— Begin THE INPUT —
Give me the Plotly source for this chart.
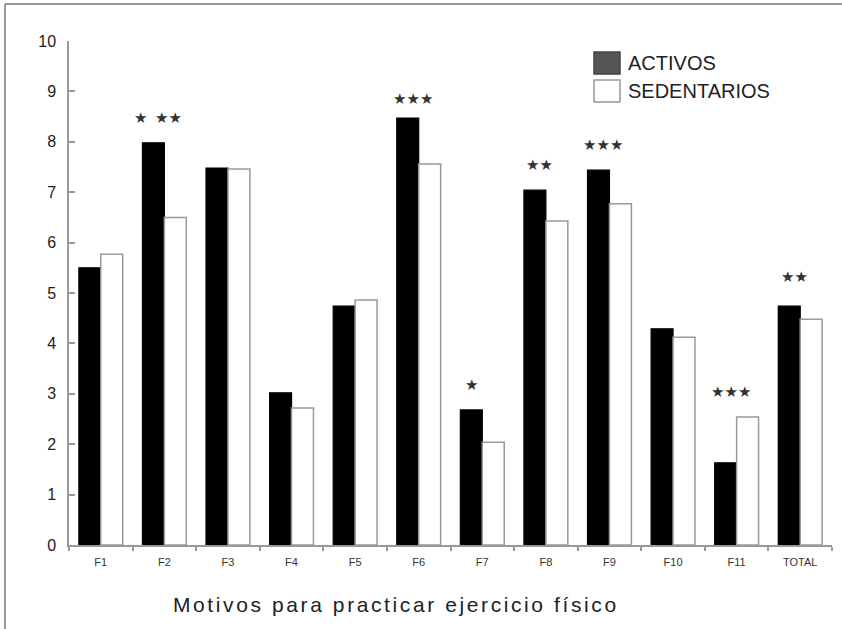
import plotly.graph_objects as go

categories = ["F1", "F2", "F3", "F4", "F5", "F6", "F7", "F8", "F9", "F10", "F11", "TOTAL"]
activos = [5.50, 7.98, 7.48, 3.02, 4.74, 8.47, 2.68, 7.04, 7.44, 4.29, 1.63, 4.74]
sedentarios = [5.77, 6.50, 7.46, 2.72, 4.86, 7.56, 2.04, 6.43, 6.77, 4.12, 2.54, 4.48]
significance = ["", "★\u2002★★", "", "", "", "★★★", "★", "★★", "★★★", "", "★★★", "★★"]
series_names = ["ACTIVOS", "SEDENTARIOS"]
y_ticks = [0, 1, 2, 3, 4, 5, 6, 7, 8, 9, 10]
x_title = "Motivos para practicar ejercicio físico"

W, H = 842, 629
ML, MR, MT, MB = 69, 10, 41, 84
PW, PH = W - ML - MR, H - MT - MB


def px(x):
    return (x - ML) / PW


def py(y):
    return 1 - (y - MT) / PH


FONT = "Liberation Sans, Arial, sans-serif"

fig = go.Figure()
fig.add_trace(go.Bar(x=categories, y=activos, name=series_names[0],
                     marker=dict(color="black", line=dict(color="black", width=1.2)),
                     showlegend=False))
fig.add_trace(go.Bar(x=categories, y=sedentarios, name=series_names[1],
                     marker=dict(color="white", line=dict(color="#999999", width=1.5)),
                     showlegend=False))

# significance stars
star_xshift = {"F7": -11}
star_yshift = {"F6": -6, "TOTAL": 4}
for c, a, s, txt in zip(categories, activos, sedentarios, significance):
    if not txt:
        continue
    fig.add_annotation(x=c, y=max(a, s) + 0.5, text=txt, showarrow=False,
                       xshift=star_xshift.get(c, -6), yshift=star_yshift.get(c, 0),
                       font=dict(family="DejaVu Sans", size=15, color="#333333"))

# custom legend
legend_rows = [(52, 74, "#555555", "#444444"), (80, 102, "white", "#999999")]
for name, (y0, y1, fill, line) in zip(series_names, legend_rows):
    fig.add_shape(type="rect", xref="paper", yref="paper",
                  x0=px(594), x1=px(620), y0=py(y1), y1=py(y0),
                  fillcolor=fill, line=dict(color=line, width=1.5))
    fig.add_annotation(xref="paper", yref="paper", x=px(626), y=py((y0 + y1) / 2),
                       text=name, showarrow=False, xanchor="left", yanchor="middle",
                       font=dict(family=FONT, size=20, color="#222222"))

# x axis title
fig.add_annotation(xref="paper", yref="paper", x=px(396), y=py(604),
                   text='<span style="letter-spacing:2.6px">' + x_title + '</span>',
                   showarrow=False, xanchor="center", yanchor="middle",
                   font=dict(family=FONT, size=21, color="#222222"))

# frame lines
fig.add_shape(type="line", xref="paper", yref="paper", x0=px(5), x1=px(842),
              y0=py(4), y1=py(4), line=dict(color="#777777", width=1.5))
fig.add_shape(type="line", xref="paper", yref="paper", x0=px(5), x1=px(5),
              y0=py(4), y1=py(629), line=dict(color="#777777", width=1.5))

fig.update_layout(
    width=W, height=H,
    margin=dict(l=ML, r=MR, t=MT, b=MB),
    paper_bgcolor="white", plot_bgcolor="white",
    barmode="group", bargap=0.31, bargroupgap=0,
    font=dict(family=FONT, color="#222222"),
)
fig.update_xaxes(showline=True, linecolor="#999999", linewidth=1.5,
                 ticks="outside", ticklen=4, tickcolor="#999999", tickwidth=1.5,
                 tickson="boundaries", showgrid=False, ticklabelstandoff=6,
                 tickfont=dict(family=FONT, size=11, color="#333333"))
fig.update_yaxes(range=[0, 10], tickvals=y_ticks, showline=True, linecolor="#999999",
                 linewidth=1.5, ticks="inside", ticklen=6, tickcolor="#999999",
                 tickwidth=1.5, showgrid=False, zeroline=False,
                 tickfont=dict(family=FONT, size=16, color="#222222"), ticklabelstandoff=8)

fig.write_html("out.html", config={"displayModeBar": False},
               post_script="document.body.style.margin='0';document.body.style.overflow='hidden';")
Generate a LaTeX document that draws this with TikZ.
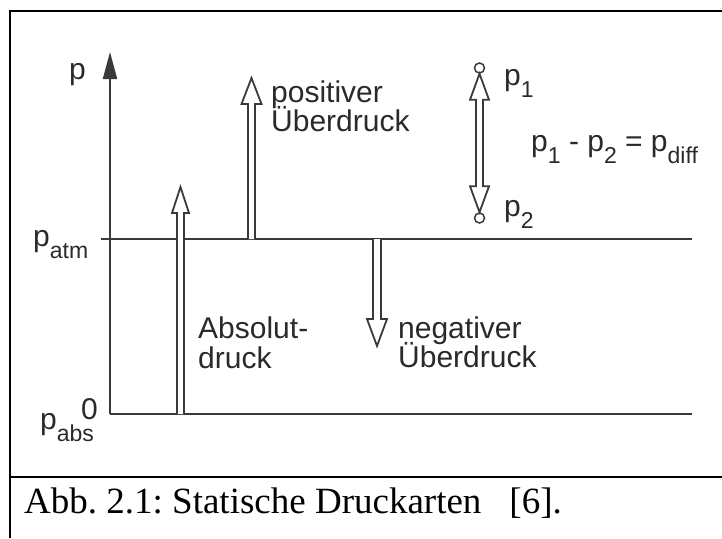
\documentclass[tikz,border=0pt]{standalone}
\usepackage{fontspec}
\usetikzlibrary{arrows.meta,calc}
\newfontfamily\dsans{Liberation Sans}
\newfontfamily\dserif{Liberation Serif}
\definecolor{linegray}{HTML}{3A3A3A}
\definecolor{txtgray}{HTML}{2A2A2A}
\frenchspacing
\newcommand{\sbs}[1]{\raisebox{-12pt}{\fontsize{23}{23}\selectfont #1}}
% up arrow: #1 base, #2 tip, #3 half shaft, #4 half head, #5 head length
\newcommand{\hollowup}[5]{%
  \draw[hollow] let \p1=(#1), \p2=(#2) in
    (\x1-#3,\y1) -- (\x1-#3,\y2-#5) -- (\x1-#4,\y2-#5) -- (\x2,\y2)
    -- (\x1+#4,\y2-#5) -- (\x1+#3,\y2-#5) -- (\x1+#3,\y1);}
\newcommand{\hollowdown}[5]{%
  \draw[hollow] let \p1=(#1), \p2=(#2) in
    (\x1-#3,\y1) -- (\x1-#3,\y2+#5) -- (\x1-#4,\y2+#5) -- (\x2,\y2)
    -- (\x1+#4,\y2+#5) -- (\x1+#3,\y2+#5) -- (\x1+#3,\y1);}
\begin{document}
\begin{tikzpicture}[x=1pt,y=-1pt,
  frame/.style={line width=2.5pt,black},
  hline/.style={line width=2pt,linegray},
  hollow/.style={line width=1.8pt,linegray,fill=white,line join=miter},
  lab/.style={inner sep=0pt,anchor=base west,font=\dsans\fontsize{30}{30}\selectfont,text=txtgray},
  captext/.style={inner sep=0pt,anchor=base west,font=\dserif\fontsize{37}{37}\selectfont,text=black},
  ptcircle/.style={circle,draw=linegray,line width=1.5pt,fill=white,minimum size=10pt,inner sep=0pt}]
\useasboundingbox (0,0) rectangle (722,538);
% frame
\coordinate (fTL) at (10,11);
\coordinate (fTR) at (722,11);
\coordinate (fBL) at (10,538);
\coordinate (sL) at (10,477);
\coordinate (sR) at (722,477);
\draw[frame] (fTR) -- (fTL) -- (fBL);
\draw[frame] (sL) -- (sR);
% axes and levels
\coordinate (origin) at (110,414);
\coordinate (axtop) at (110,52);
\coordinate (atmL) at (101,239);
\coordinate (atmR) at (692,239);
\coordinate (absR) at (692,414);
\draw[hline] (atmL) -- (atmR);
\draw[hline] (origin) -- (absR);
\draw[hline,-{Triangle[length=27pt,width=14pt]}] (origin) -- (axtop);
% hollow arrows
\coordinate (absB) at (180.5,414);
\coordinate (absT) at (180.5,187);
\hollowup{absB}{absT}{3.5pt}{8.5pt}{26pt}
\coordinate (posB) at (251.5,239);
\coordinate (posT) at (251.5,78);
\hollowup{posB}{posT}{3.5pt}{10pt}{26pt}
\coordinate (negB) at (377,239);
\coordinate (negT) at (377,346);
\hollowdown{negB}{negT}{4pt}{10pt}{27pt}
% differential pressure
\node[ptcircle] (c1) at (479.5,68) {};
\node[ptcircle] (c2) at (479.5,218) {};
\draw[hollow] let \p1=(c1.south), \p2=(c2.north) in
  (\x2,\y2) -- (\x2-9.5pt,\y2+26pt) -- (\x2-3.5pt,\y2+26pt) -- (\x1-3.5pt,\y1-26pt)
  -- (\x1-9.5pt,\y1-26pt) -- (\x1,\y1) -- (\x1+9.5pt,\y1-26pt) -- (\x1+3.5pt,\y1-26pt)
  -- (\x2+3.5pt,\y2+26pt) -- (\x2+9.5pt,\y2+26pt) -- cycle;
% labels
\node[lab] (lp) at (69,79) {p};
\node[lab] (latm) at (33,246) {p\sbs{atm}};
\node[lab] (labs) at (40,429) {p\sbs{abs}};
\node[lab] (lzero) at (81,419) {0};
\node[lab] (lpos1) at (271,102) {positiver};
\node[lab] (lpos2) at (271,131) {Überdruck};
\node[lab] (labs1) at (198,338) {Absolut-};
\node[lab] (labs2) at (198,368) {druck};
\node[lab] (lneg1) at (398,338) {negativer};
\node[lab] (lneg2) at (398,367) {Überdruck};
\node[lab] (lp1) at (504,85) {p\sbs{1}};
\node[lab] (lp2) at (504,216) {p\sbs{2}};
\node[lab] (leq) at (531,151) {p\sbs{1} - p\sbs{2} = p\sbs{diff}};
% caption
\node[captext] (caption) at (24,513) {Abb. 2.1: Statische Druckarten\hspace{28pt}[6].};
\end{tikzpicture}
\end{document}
— End THE INPUT —
▶ [WHAT TO PRODUCE]:
Pick out each line in the material containing "this".

▶ [WRITTEN SOLUTION]:
Give me the Plotly source for this chart.
Generate a LaTeX document that draws this with TikZ.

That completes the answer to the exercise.